There is a removable discontinuity at x = 0.
There is a removable discontinuity at x= 5/2
There are no removable discontinuities for this function.

Answer 3

@dtan5457

Answer 4

Okay, in which cases you would have a discontinuity?
When your function goes "indetermined", in fractions the most common indetermination es a/0 (divide by zero), so...what do you think?

Answer 5

Think of a removable discontinuity as removing a bad friend from your life. they still exist, but theyre not around you.
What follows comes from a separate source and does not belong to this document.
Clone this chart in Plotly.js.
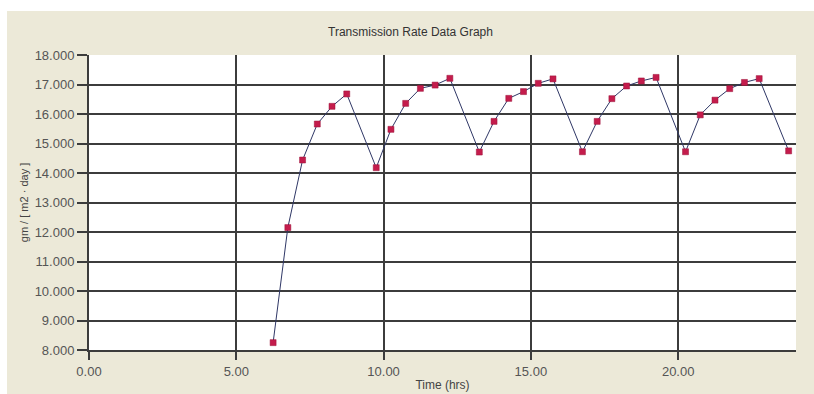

HAH

Answer 6

\[f(x) = \frac{5x^3-x}{2x^3}\]

Answer 7

What is the LCM in the numerator, between \(x^3\) and \(x)?

Answer 8

yeah thats it lol and i dont know how to find it lol

Answer 9

\(x\)*?

Answer 10

hmmm

Answer 11

which one is smaller between the two.

Answer 12

2 right?

Answer 13

No, you have \(\large x^{\color{red}{3}}\) and \(\large x^{\color{red}{1}}\)

Answer 14

Which one is smaller between these two variables,

Answer 15

x

Answer 16

Good. so if you factor out an x, what do you end up with in the numerator?

Answer 17

5x^3

Answer 18

what next?

Answer 19

Not quite. \(x(5x^2-1)\) If you multiplied the x back in, you would end up with \(5x^3 -x\)

Answer 20

So you have \(f(x) = \dfrac{x(5x^2 -1)}{2x^3}\)

Answer 21

oh. lol

Answer 22

then what do i do?

Answer 23

Cancel out like terms. you have \(x^1\) in the numerator and \(x^3\) in the denominator. this will reduce to \(\dfrac{x^1}{x^3} = x^{1-3}= x^{-2} = \dfrac{1}{x^2}\)

Answer 24

ok

Answer 25

What will the expression simplify to?

Answer 26

hmm

Answer 27

not sure i wanna say something dumb like 1 lol

Answer 28

@Jhannybean

Answer 29

Well, you canceled out the x term in the numerator and were left with \(x^2\) in the denominator, so what is your function going to look like then?

Answer 30

just x^2 if the numerator is gone right? sorry this is old work for me

Answer 31

We still have the \((5x^2 -1)\) left though..

Answer 32

oh. o.o

Answer 33

hmm im not sure

Answer 34

I think as @Jhannybean said your function can be rewrite as below:
\[f(x)=\frac{ 5x ^{2} -1}{ 2 x ^{2} }\]
so your discontinuity is not removable

Answer 35

please note that you have a discontnuity at x=0

Answer 36

so it does have one at x=0?

Answer 37

wait.
There are removable discontinuities at x = –1 and x = 1.
There is a removable discontinuity at x = 0.
There is a removable discontinuity at x= 5/2
There are no removable discontinuities for this function.

Answer 38

is it at x=0 or does it not have any removable discon.

Answer 39

@Michele_Laino

Answer 40

the last option, namely there are no removable discontinuities

Answer 41

oh ok